Java has had zero-atomic ConcurrentHashMap reads since inception, and they are fast (a couple nanos or so). I'm sure other garbage-collected languages are the same. The big thing garbage collection gives you is automatically solving the memory reclamation problem: it's no coincidence that problem is highlighted in the article and that the atomic-ops-on-read comes directly from it. Garbage collection avoids it entirely, because you never explicitly delete the removed nodes, leaving it up to the garbage collector which can use magic beyond the read of the mere mortal to free them safely at a later time.

To get a concurrent[1] hashmap with reasonable read performance, i.e., "solving" the I am only aware of the following techniques:

1) Something like quiescent-state based reclamation: basically each thread occasionally signals when it is definitely not referencing any map nodes, at which point (or some later point) the implementation can determine it is safe to clean them up. Effectively it allows many fast read calls by batching up the "ok to reclaim" notification into a single occasional quiescent checkpoint call. It introduces some delay in reclamation, and you have to have a suitable place to put the quiescent checkpoint. If it works, I think this is perhaps the fastest. See for example https://github.com/rmind/libqsbr .

2) Use some kind of dekker-like flagging to coordinate between readers and deleters. E.g., a reader sets a going_to_read_flag and a deleter sets a going_to_delete flag and then each side checks the other flag and proceeds only if it is not set. This doesn't work with "plain" writes and reads on almost any arch because nearly all (including x86) allow store-load reordering, so you need a barrier. The good news is that you can move all the cost of the barrier to the writers with an async membarrier like http://man7.org/linux/man-pages/man2/membarrier.2.html . The cost for the deleters is very high though (a syscall at least), so you have to have a heavy read load to make this work. It's not as fast as QSBR since you still need to do some extra (non-atomic) ops on the read side and you have to figure out how to handle multiple reads).

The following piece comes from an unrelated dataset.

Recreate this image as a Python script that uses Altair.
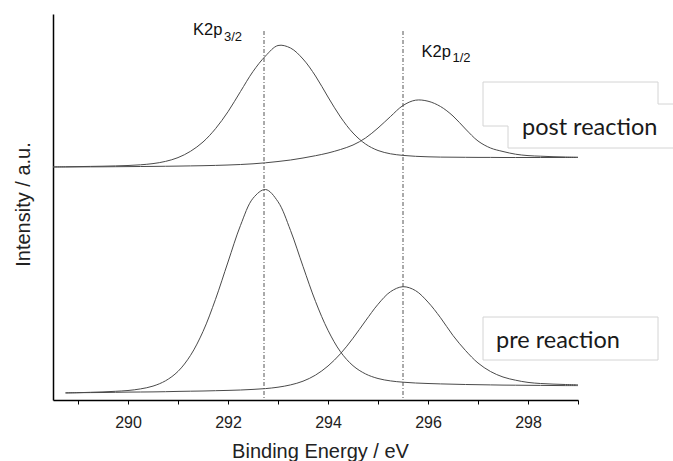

3) Never actually free the memory. Rather than using plain malloc/free for nodes, just keep recycling the same nodes over and over, so once a reader gets a node, it is always "safe" to access it. Of course, this means that nodes aren't immutable, so readers may see a different value when a node is recycled. That's probably fine since the implementation can just make a copy (return "by value") - but you have to handle reads where a node is part way through the transition, to avoid returning a split read. If your data is small (8 bytes or less) that's easy since plain reads are atomic at that level. For larger values you could use a seqlock.

4) Transactional memory stuff, e.g., Intel HTM.

Has any seen any other approaches out there for native code?

The complexity and tradeoffs involved are why I don't think we'll be seeing a concurrent map in standard C++ any time soon.

---

[1] Not all of these may be strictly lock-free, certainly not wait-free - but an approximation that works well in practice is often much better than the 100% authentic read-deal when it comes to this kind of thing. That compromise is why you hear much more about "lock-free" than "wait-free" even though the latter is strictly better in a theoretical sense and Herlihy proved that wait-free algorithms generally exist when lock-free ones too (and indeed provided a recipe for changing the latter into the former).